Bild: Was wollen eigentlich die Zyprioten? Diese griechischen Bürger demonstri…
Es sind 49 Jahre vergangen, da begannen unter dem Dach der Vereinten
Nationen die ersten Zypern-Verhandlungen. Sie blieben, ebenso wie Dutzende
weitere Lösungsversuche, ergebnislos. 1974 gab es einen rechtsradikalen
Putsch bei den Griechen, die türkische Invasion führte zur Teilung der
Insel, später erklärten die Türken ihren Teil für selbstständig.

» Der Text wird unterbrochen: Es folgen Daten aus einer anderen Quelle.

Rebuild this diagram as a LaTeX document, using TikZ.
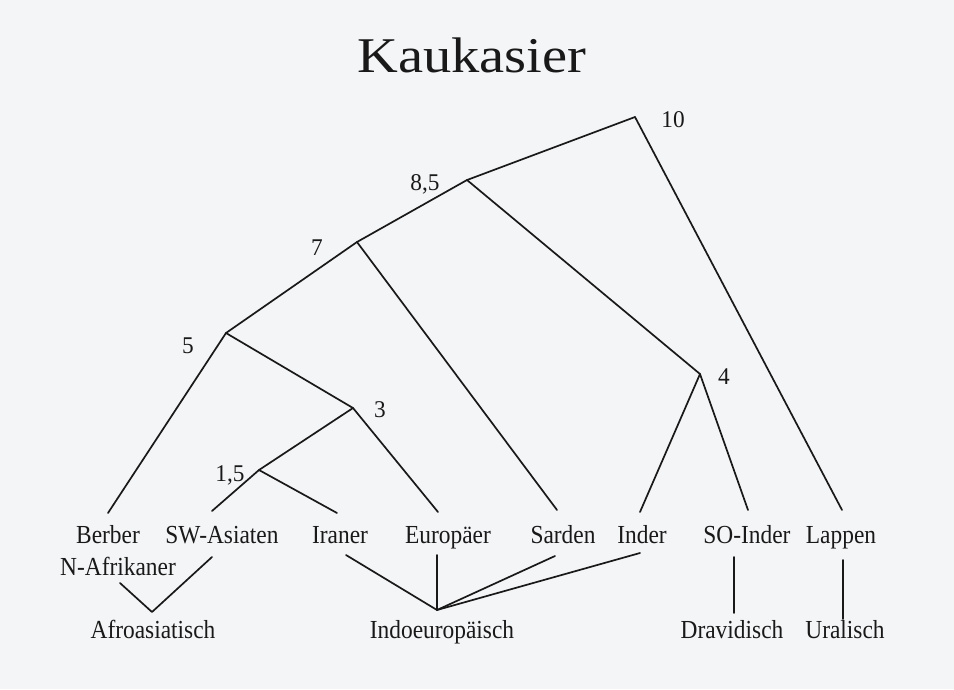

Die Verhandlungsführer von 1968 sind längst verstorben. Und Zyprioten im
Alter von unter 50 Jahren können sich nicht mehr an das Zusammenleben
zwischen Insel-Griechen und -Türken erinnern. „Friedhof der Diplomaten“
wird der Zypern-Konflikt auch genannt – weil sich bisher alle Verhandler
daran die Zähne ausgebissen haben.
[1][In der Nacht zum Freitag war es wieder so weit]: Eine Zypern-Konferenz
in Genf wurde ergebnislos vertagt. Nun sollen zunächst Experten aller
Seiten ein Folgetreffen vorbereiten. Warum aber kommt man mit dieser
kleinen Insel nicht zu Potte? Und ist es überhaupt wünschenswert, dass
Griechen und Türken dort wieder in einem gemeinsamen Staat leben? Auf
Zypern hat die Zeit längst Fakten geschaffen. Viele Bewohner haben sich mit
der Teilung abgefunden und sich dabei nicht schlecht eingerichtet. Die
Vorstellung eines gemeinsamen Bundesstaats bedroht diese Bequemlichkeiten
sogar. Sie zwänge zu politischen Kompromissen mit dem vermeintlichen Feind.
Viele Zyprioten sind dazu nicht mehr bereit.
Sie türmen Bedingungen über Bedingungen auf, in der Hoffnung, die jeweils
andere Seite möge daran Gespräche scheitern lassen und dann den Schwarzen
Peter erhalten. Auch wenn den politischen Führern Nikos Anastasiades und
Mustafa Akinci diese Logik widerstrebt: Sie müssen sie berücksichtigen,
wollen sie nicht als Verräter gebrandmarkt werden. Akinci muss zudem
[2][Rücksicht auf die Türkei nehmen], von der seine Regierung politisch,
wirtschaftlich und militärisch abhängig ist. Das aber macht Kompromisse so
unendlich schwierig. Und deshalb verhandeln beide Seiten seit Monaten um
die Frage, ob der zyperntürkische Teil des geplanten Bundesstaats nun 28,2
oder 29,2 Prozent der Fläche der Insel umfassen soll und andere
Absurditäten dieser Art.
## Die Macht hsitorischer Taumata
Zu den innenpolitischen kommen die äußeren Schwierigkeiten. Die Türkei
unterhält im Norden Zyperns eine Armee mit mehreren Zehntausend Soldaten.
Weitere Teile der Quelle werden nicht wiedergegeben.